=== WHAT THE TASK ASKS ===
Your task is to give the listing below back word for word, pictures excluded.

━━━━━ COLLECTED DATA ━━━━━

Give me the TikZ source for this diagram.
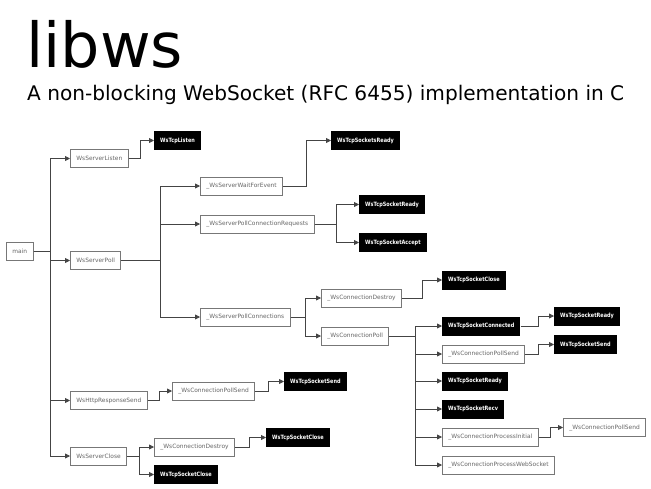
\documentclass[tikz,border=0pt]{standalone}
\usepackage{fontspec}
\setmainfont{DejaVu Sans}
\newfontfamily\condbold{DejaVu Sans}[FakeStretch=0.84]
\usetikzlibrary{arrows.meta}
\definecolor{boxline}{HTML}{777777}
\definecolor{boxtext}{HTML}{666666}
\definecolor{connc}{HTML}{444444}
\begin{document}
\begin{tikzpicture}[x=1pt,y=-1pt,
  fn/.style={draw=boxline, line width=0.8pt, fill=white, text=boxtext, font=\fontsize{5.9}{6}\selectfont, minimum height=18pt, inner xsep=6pt, inner ysep=0pt, anchor=west},
  ext/.style={fill=black, text=white, font=\condbold\bfseries\fontsize{5.9}{6}\selectfont, minimum height=19pt, inner xsep=6pt, inner ysep=0pt, anchor=west},
  link/.style={draw=connc, line width=0.8pt, -{Triangle[length=5pt,width=5pt]}},
  titletext/.style={anchor=base west, inner sep=0pt}
]
\fill[white] (0,0) rectangle (651,488);
\useasboundingbox (0,0) rectangle (651,488);

\node[titletext, font=\fontsize{62}{62}\selectfont] (title) at (26,67) {libws};
\node[titletext, font=\fontsize{20.1}{20}\selectfont] (subtitle) at (27,100) {A non-blocking WebSocket (RFC 6455) implementation in C};

\node[fn] (main) at (6,251.5) {main};
\node[fn] (listen) at (70,158.5) {WsServerListen};
\node[ext] (tcplisten) at (154,140.5) {WsTcpListen};
\node[fn] (poll) at (70,260.5) {WsServerPoll};
\node[fn] (wait) at (200,186) {\_WsServerWaitForEvent};
\node[ext] (socketsready) at (331,140.5) {WsTcpSocketsReady};
\node[fn] (pcr) at (200,224) {\_WsServerPollConnectionRequests};
\node[ext] (ready1) at (359,204.5) {WsTcpSocketReady};
\node[ext] (accept) at (359,242.5) {WsTcpSocketAccept};
\node[fn] (pconns) at (200,317) {\_WsServerPollConnections};
\node[fn] (destroy1) at (321,298) {\_WsConnectionDestroy};
\node[ext] (close1) at (442,280) {WsTcpSocketClose};
\node[fn] (cpoll) at (321,336) {\_WsConnectionPoll};
\node[ext] (connected) at (442,326) {WsTcpSocketConnected};
\node[ext] (ready2) at (554,316) {WsTcpSocketReady};
\node[fn] (psend1) at (442,354) {\_WsConnectionPollSend};
\node[ext] (send1) at (554,344.5) {WsTcpSocketSend};
\node[ext] (ready3) at (442,381) {WsTcpSocketReady};
\node[ext] (recv) at (442,409) {WsTcpSocketRecv};
\node[fn] (pinit) at (442,437) {\_WsConnectionProcessInitial};
\node[fn] (psend2) at (563,427.5) {\_WsConnectionPollSend};
\node[fn] (pws) at (442,465) {\_WsConnectionProcessWebSocket};
\node[fn] (http) at (70,400.5) {WsHttpResponseSend};
\node[fn] (psend3) at (172,391) {\_WsConnectionPollSend};
\node[ext] (send2) at (284,381.5) {WsTcpSocketSend};
\node[fn] (sclose) at (70,456) {WsServerClose};
\node[fn] (destroy2) at (154,447) {\_WsConnectionDestroy};
\node[ext] (close3) at (266,437.5) {WsTcpSocketClose};
\node[ext] (close2) at (154,474.5) {WsTcpSocketClose};

% main
\foreach \c in {listen,poll,http,sclose}
  \draw[link] (main.east) -| ([xshift=-20pt]\c.west) -- (\c.west);
\draw[link] (listen.east) -| ([xshift=-14pt]tcplisten.west) -- (tcplisten.west);
\foreach \c in {wait,pcr,pconns}
  \draw[link] (poll.east) -| ([xshift=-40pt]\c.west) -- (\c.west);
\draw[link] (wait.east) -| ([xshift=-25pt]socketsready.west) -- (socketsready.west);
\foreach \c in {ready1,accept}
  \draw[link] (pcr.east) -| ([xshift=-23pt]\c.west) -- (\c.west);
\foreach \c in {destroy1,cpoll}
  \draw[link] (pconns.east) -| ([xshift=-16pt]\c.west) -- (\c.west);
\draw[link] (destroy1.east) -| ([xshift=-20pt]close1.west) -- (close1.west);
\foreach \c in {connected,psend1,ready3,recv,pinit,pws}
  \draw[link] (cpoll.east) -| ([xshift=-27pt]\c.west) -- (\c.west);
\draw[link] (connected.east) -| ([xshift=-16pt]ready2.west) -- (ready2.west);
\draw[link] (psend1.east) -| ([xshift=-16pt]send1.west) -- (send1.west);
\draw[link] (pinit.east) -| ([xshift=-13pt]psend2.west) -- (psend2.west);
\draw[link] (http.east) -| ([xshift=-13pt]psend3.west) -- (psend3.west);
\draw[link] (psend3.east) -| ([xshift=-16pt]send2.west) -- (send2.west);
\foreach \c in {destroy2,close2}
  \draw[link] (sclose.east) -| ([xshift=-15pt]\c.west) -- (\c.west);
\draw[link] (destroy2.east) -| ([xshift=-17pt]close3.west) -- (close3.west);
\end{tikzpicture}
\end{document}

━━━━━

=== FULL ANSWER ===
Give me the TikZ source for this diagram.
\documentclass[tikz,border=0pt]{standalone}
\usepackage{fontspec}
\setmainfont{DejaVu Sans}
\newfontfamily\condbold{DejaVu Sans}[FakeStretch=0.84]
\usetikzlibrary{arrows.meta}
\definecolor{boxline}{HTML}{777777}
\definecolor{boxtext}{HTML}{666666}
\definecolor{connc}{HTML}{444444}
\begin{document}
\begin{tikzpicture}[x=1pt,y=-1pt,
  fn/.style={draw=boxline, line width=0.8pt, fill=white, text=boxtext, font=\fontsize{5.9}{6}\selectfont, minimum height=18pt, inner xsep=6pt, inner ysep=0pt, anchor=west},
  ext/.style={fill=black, text=white, font=\condbold\bfseries\fontsize{5.9}{6}\selectfont, minimum height=19pt, inner xsep=6pt, inner ysep=0pt, anchor=west},
  link/.style={draw=connc, line width=0.8pt, -{Triangle[length=5pt,width=5pt]}},
  titletext/.style={anchor=base west, inner sep=0pt}
]
\fill[white] (0,0) rectangle (651,488);
\useasboundingbox (0,0) rectangle (651,488);

\node[titletext, font=\fontsize{62}{62}\selectfont] (title) at (26,67) {libws};
\node[titletext, font=\fontsize{20.1}{20}\selectfont] (subtitle) at (27,100) {A non-blocking WebSocket (RFC 6455) implementation in C};

\node[fn] (main) at (6,251.5) {main};
\node[fn] (listen) at (70,158.5) {WsServerListen};
\node[ext] (tcplisten) at (154,140.5) {WsTcpListen};
\node[fn] (poll) at (70,260.5) {WsServerPoll};
\node[fn] (wait) at (200,186) {\_WsServerWaitForEvent};
\node[ext] (socketsready) at (331,140.5) {WsTcpSocketsReady};
\node[fn] (pcr) at (200,224) {\_WsServerPollConnectionRequests};
\node[ext] (ready1) at (359,204.5) {WsTcpSocketReady};
\node[ext] (accept) at (359,242.5) {WsTcpSocketAccept};
\node[fn] (pconns) at (200,317) {\_WsServerPollConnections};
\node[fn] (destroy1) at (321,298) {\_WsConnectionDestroy};
\node[ext] (close1) at (442,280) {WsTcpSocketClose};
\node[fn] (cpoll) at (321,336) {\_WsConnectionPoll};
\node[ext] (connected) at (442,326) {WsTcpSocketConnected};
\node[ext] (ready2) at (554,316) {WsTcpSocketReady};
\node[fn] (psend1) at (442,354) {\_WsConnectionPollSend};
\node[ext] (send1) at (554,344.5) {WsTcpSocketSend};
\node[ext] (ready3) at (442,381) {WsTcpSocketReady};
\node[ext] (recv) at (442,409) {WsTcpSocketRecv};
\node[fn] (pinit) at (442,437) {\_WsConnectionProcessInitial};
\node[fn] (psend2) at (563,427.5) {\_WsConnectionPollSend};
\node[fn] (pws) at (442,465) {\_WsConnectionProcessWebSocket};
\node[fn] (http) at (70,400.5) {WsHttpResponseSend};
\node[fn] (psend3) at (172,391) {\_WsConnectionPollSend};
\node[ext] (send2) at (284,381.5) {WsTcpSocketSend};
\node[fn] (sclose) at (70,456) {WsServerClose};
\node[fn] (destroy2) at (154,447) {\_WsConnectionDestroy};
\node[ext] (close3) at (266,437.5) {WsTcpSocketClose};
\node[ext] (close2) at (154,474.5) {WsTcpSocketClose};

% main
\foreach \c in {listen,poll,http,sclose}
  \draw[link] (main.east) -| ([xshift=-20pt]\c.west) -- (\c.west);
\draw[link] (listen.east) -| ([xshift=-14pt]tcplisten.west) -- (tcplisten.west);
\foreach \c in {wait,pcr,pconns}
  \draw[link] (poll.east) -| ([xshift=-40pt]\c.west) -- (\c.west);
\draw[link] (wait.east) -| ([xshift=-25pt]socketsready.west) -- (socketsready.west);
\foreach \c in {ready1,accept}
  \draw[link] (pcr.east) -| ([xshift=-23pt]\c.west) -- (\c.west);
\foreach \c in {destroy1,cpoll}
  \draw[link] (pconns.east) -| ([xshift=-16pt]\c.west) -- (\c.west);
\draw[link] (destroy1.east) -| ([xshift=-20pt]close1.west) -- (close1.west);
\foreach \c in {connected,psend1,ready3,recv,pinit,pws}
  \draw[link] (cpoll.east) -| ([xshift=-27pt]\c.west) -- (\c.west);
\draw[link] (connected.east) -| ([xshift=-16pt]ready2.west) -- (ready2.west);
\draw[link] (psend1.east) -| ([xshift=-16pt]send1.west) -- (send1.west);
\draw[link] (pinit.east) -| ([xshift=-13pt]psend2.west) -- (psend2.west);
\draw[link] (http.east) -| ([xshift=-13pt]psend3.west) -- (psend3.west);
\draw[link] (psend3.east) -| ([xshift=-16pt]send2.west) -- (send2.west);
\foreach \c in {destroy2,close2}
  \draw[link] (sclose.east) -| ([xshift=-15pt]\c.west) -- (\c.west);
\draw[link] (destroy2.east) -| ([xshift=-17pt]close3.west) -- (close3.west);
\end{tikzpicture}
\end{document}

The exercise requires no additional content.